Tweets of incredulity at CBS for abandoning history mixed with those from angry daytime TV fans. “Why do you have impeachment on all platforms?” tweeted one viewer, who was more interested in watching “The Young and the Restless” and “The Bold & The Beautiful.”
A CBS representative noted that the network's news streaming service was continuing to carry the trial, and that network affiliates were given the choice to continue to show the Senate if that's what their executives preferred.
Rivals at ABC and NBC privately noted that the fact that it was the trial's opening day played into decisions to stick with it longer. Fox's broadcast network, which doesn't have its own news division, infrequently breaks away from traditional programming.
All of the the broadcast networks had contingency plans in place depending on what was being shown and the time of day. There was little interest in making public pronouncements of their plans given the fluidity of the situation.
“These decisions are difficult and they're not always solely in the hands of the news divisions,” said Mark Lukasiewicz, a former NBC News executive and now dean of Hofstra University's School of Communication. Network entertainment and corporate executives also weigh in.
Sticking with news coverage becomes more difficult for the networks in the prime-time hours of 8 to 11 p.m., because that means a more significant loss of advertising revenue, Lukasiewicz said.

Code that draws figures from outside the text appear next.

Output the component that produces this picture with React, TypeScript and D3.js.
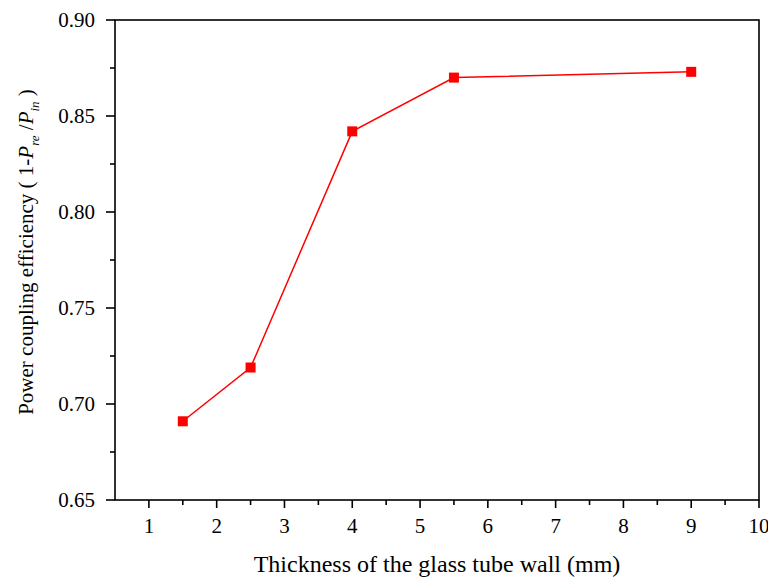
import React from "react";
import * as d3 from "d3";

const thickness = [1.5, 2.5, 4, 5.5, 9];
const efficiency = [0.691, 0.719, 0.842, 0.870, 0.873];
const xTicks = [1, 2, 3, 4, 5, 6, 7, 8, 9, 10];
const xMinorTicks = [1.5, 2.5, 3.5, 4.5, 5.5, 6.5, 7.5, 8.5, 9.5];
const yTicks = [0.65, 0.7, 0.75, 0.8, 0.85, 0.9];
const yMinorTicks = [0.675, 0.725, 0.775, 0.825, 0.875];
const xTitle = "Thickness of the glass tube wall (mm)";

export default function App() {
  const W = 768, H = 580;
  const left = 115, right = 759, top = 20, bottom = 500;
  const x = d3.scaleLinear().domain([0.5, 10]).range([left, right]);
  const y = d3.scaleLinear().domain([0.65, 0.9]).range([bottom, top]);
  const line = d3.line<number>().x((_, i) => x(thickness[i])).y((d) => y(d));
  const font = "Liberation Serif";
  const fs = 21;
  return (
    <svg width={W} height={H} style={{ position: "absolute", left: 0, top: 0, background: "#fff" }}>
      <rect x={0} y={0} width={W} height={H} fill="#fff" />
      <rect x={left} y={top} width={right - left} height={bottom - top} fill="none" stroke="#000" strokeWidth={1.6} />
      {xTicks.map((t) => (
        <g key={"x" + t}>
          <line x1={x(t)} x2={x(t)} y1={bottom} y2={bottom + 8} stroke="#000" strokeWidth={1.6} />
          <text x={x(t)} y={bottom + 33} textAnchor="middle" fontSize={fs} fontFamily={font} fill="#000">{t}</text>
        </g>
      ))}
      {xMinorTicks.map((t) => (
        <line key={"xm" + t} x1={x(t)} x2={x(t)} y1={bottom} y2={bottom + 5} stroke="#000" strokeWidth={1.6} />
      ))}
      {yTicks.map((t) => (
        <g key={"y" + t}>
          <line x1={left - 9} x2={left} y1={y(t)} y2={y(t)} stroke="#000" strokeWidth={1.6} />
          <text x={left - 20} y={y(t) + 7} textAnchor="end" fontSize={fs} fontFamily={font} fill="#000">{t.toFixed(2)}</text>
        </g>
      ))}
      {yMinorTicks.map((t) => (
        <line key={"ym" + t} x1={left - 5} x2={left} y1={y(t)} y2={y(t)} stroke="#000" strokeWidth={1.6} />
      ))}
      <path d={line(efficiency) || ""} fill="none" stroke="#ff0000" strokeWidth={1.5} />
      {efficiency.map((v, i) => (
        <rect key={i} x={x(thickness[i]) - 5} y={y(v) - 5} width={10} height={10} fill="#ff0000" />
      ))}
      <text x={437} y={572} textAnchor="middle" fontSize={24} fontFamily={font} fill="#000">{xTitle}</text>
      <text transform={`translate(33, 252) rotate(-90)`} textAnchor="middle" fontSize={21} fontFamily={font} fill="#000">
        <tspan>Power coupling efficiency ( 1-</tspan>
        <tspan fontStyle="italic">P</tspan>
        <tspan fontStyle="italic" fontSize={13} dy={6}>re</tspan>
        <tspan dy={-6}> /</tspan>
        <tspan fontStyle="italic">P</tspan>
        <tspan fontStyle="italic" fontSize={13} dy={6}>in</tspan>
        <tspan dy={-6}> )</tspan>
      </text>
    </svg>
  );
}
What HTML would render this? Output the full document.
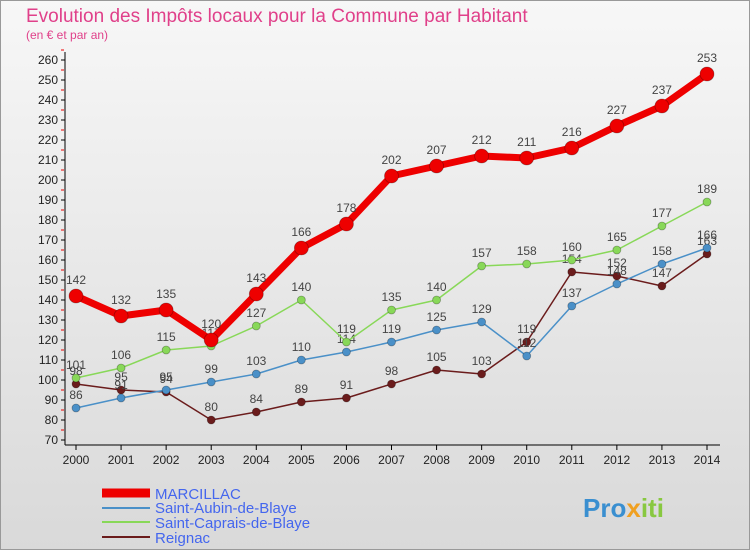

That's why network executives were keenly interested in Senate Majority Leader Mitch McConnell's decision Tuesday that impeachment managers for the House and president would have three days instead of two to make their cases. It means fewer hours in prime time are likely to be chewed up.
There were no such tough decisions at the cable networks CNN, Fox News Channel and MSNBC. Each carried virtually every minute of House hearings and votes on impeachment, and are expected to do the same with the trial. It's a winner for them financially; all cable news ratings soared during the House proceedings.
On Tuesday, CNN was already using its programming choice in advertising.
“Don't miss a moment,” CNN promised in a network ad. “Complete coverage.”